WORK INSTRUCTIONS: Return only the lines from the top of the data down to the one that holds "import * as", both included, without any pictures.
── RECORD SET ──
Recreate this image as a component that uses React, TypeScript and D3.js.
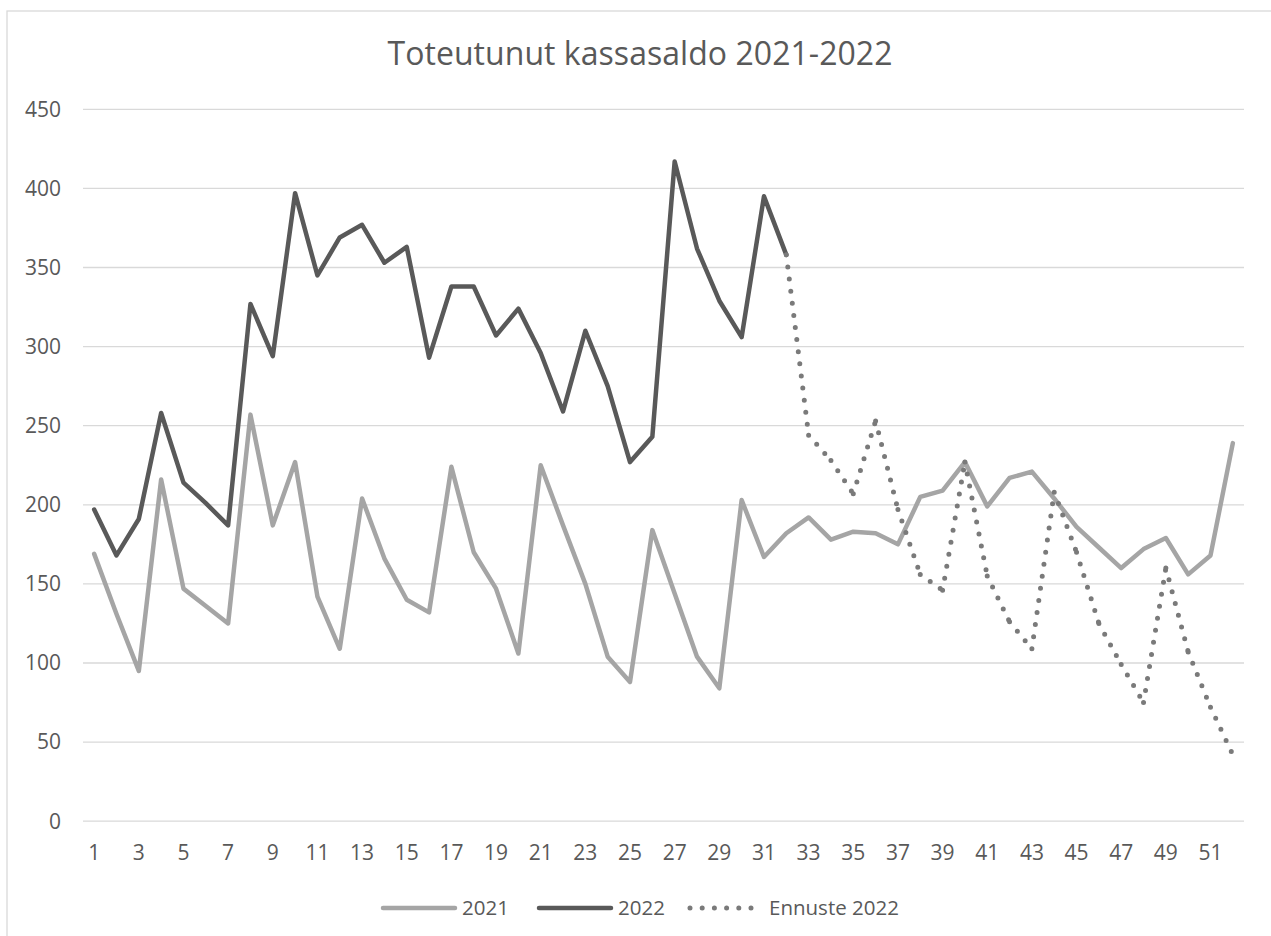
import React from "react";
import * as d3 from "d3";

const weeks = [1,2,3,4,5,6,7,8,9,10,11,12,13,14,15,16,17,18,19,20,21,22,23,24,25,26,27,28,29,30,31,32,33,34,35,36,37,38,39,40,41,42,43,44,45,46,47,48,49,50,51,52];
const values2021 = [169,131,95,216,147,136,125,257,187,227,142,109,204,166,140,132,224,170,147,106,225,187,150,104,88,184,144,104,84,203,167,182,192,178,183,182,175,205,209,227,199,217,221,204,186,173,160,172,179,156,168,239];
const values2022 = [197,168,191,258,214,201,187,327,294,397,345,369,377,353,363,293,338,338,307,324,296,259,310,275,227,243,417,362,329,306,395,358];
const forecastWeeks = [32,33,34,35,36,37,38,39,40,41,42,43,44,45,46,47,48,49,50,51,52];
const forecast2022 = [358,244,228,207,253,197,156,146,227,155,126,109,208,170,125,99,75,160,107,72,42];
const yTicks = [0,50,100,150,200,250,300,350,400,450];
const xTickLabels = [1,3,5,7,9,11,13,15,17,19,21,23,25,27,29,31,33,35,37,39,41,43,45,47,49,51];
const seriesNames = ["2021", "2022", "Ennuste 2022"];
const title = "Toteutunut kassasaldo 2021-2022";

const W = 1271, H = 936;
const plotLeft = 83, plotRight = 1244, plotTop = 109.3, plotBottom = 821.2;
const textColor = "#595959";
const gridColor = "#d9d9d9";
const c2021 = "#a5a5a5";
const c2022 = "#595959";
const cFore = "#7a7a7a";
const font = "'Open Sans', 'Noto Sans', sans-serif";

export default function App() {
  const x = d3.scalePoint<number>().domain(weeks).range([plotLeft, plotRight]).padding(0.5);
  const y = d3.scaleLinear().domain([0, 450]).range([plotBottom, plotTop]);

  const line = d3.line<[number, number]>().x(d => x(d[0]) as number).y(d => y(d[1]));
  const p2021 = line(weeks.map((w, i) => [w, values2021[i]]));
  const p2022 = line(values2022.map((v, i) => [weeks[i], v]));
  const fpts: [number, number][] = forecastWeeks.map((w, i) => [w, forecast2022[i]]);
  const fsegs = fpts.slice(0, -1).map((p, i) => line([p, fpts[i + 1]]));

  const dotDash = "0 12.2";
  const legendY = 908;
  const legend = [
    { name: seriesNames[0], x0: 383, color: c2021, dash: undefined as string | undefined, w: 4.5 },
    { name: seriesNames[1], x0: 539, color: c2022, dash: undefined, w: 4.5 },
    { name: seriesNames[2], x0: 690, color: cFore, dash: dotDash, w: 5 },
  ];

  return (
    <svg width={W} height={H} style={{ position: "absolute", left: 0, top: 0, background: "#fff" }}>
      <rect x={0} y={0} width={W} height={H} fill="#fff" />
      <rect x={7} y={11} width={W + 20} height={H + 20} fill="#fff" stroke={gridColor} strokeWidth={1.3} />
      <text x={640} y={65} textAnchor="middle" fontFamily={font} fontSize={32} fill={textColor}
        textLength={505} lengthAdjust="spacing">{title}</text>
      {yTicks.map(t => (
        <g key={t}>
          <line x1={plotLeft} x2={plotRight} y1={y(t)} y2={y(t)} stroke={gridColor} strokeWidth={1.3} />
          <text x={61} y={y(t)} dy="0.35em" textAnchor="end" fontFamily={font} fontSize={21} fill={textColor}>{t}</text>
        </g>
      ))}
      {xTickLabels.map(w => (
        <text key={w} x={x(w)} y={860} textAnchor="middle" fontFamily={font} fontSize={21} fill={textColor}>{w}</text>
      ))}
      <path d={p2021 || ""} fill="none" stroke={c2021} strokeWidth={4.5} strokeLinejoin="round" strokeLinecap="round" />
      <path d={p2022 || ""} fill="none" stroke={c2022} strokeWidth={4.5} strokeLinejoin="round" strokeLinecap="round" />
      {fsegs.map((d, i) => (
        <path key={i} d={d || ""} fill="none" stroke={cFore} strokeWidth={5} strokeLinecap="round" strokeDasharray={dotDash} />
      ))}
      {legend.map(l => (
        <g key={l.name}>
          <line x1={l.x0} x2={l.x0 + 72} y1={legendY} y2={legendY} stroke={l.color} strokeWidth={l.w}
            strokeLinecap="round" strokeDasharray={l.dash} />
          <text x={l.x0 + 79} y={legendY} dy="0.35em" fontFamily={font} fontSize={20.5} fill={textColor}>{l.name}</text>
        </g>
      ))}
    </svg>
  );
}
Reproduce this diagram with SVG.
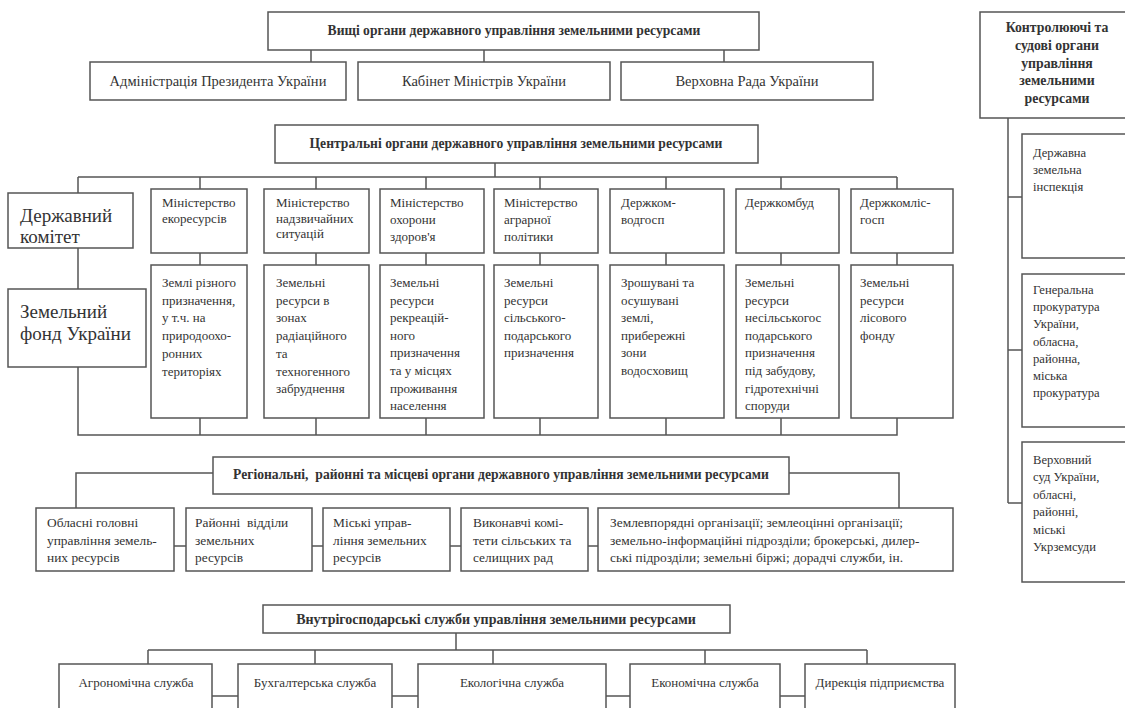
───
OUTPUT OF THE EXERCISE:
Recreate this image as a component that uses React, TypeScript and D3.js.
import React from "react";
import * as d3 from "d3";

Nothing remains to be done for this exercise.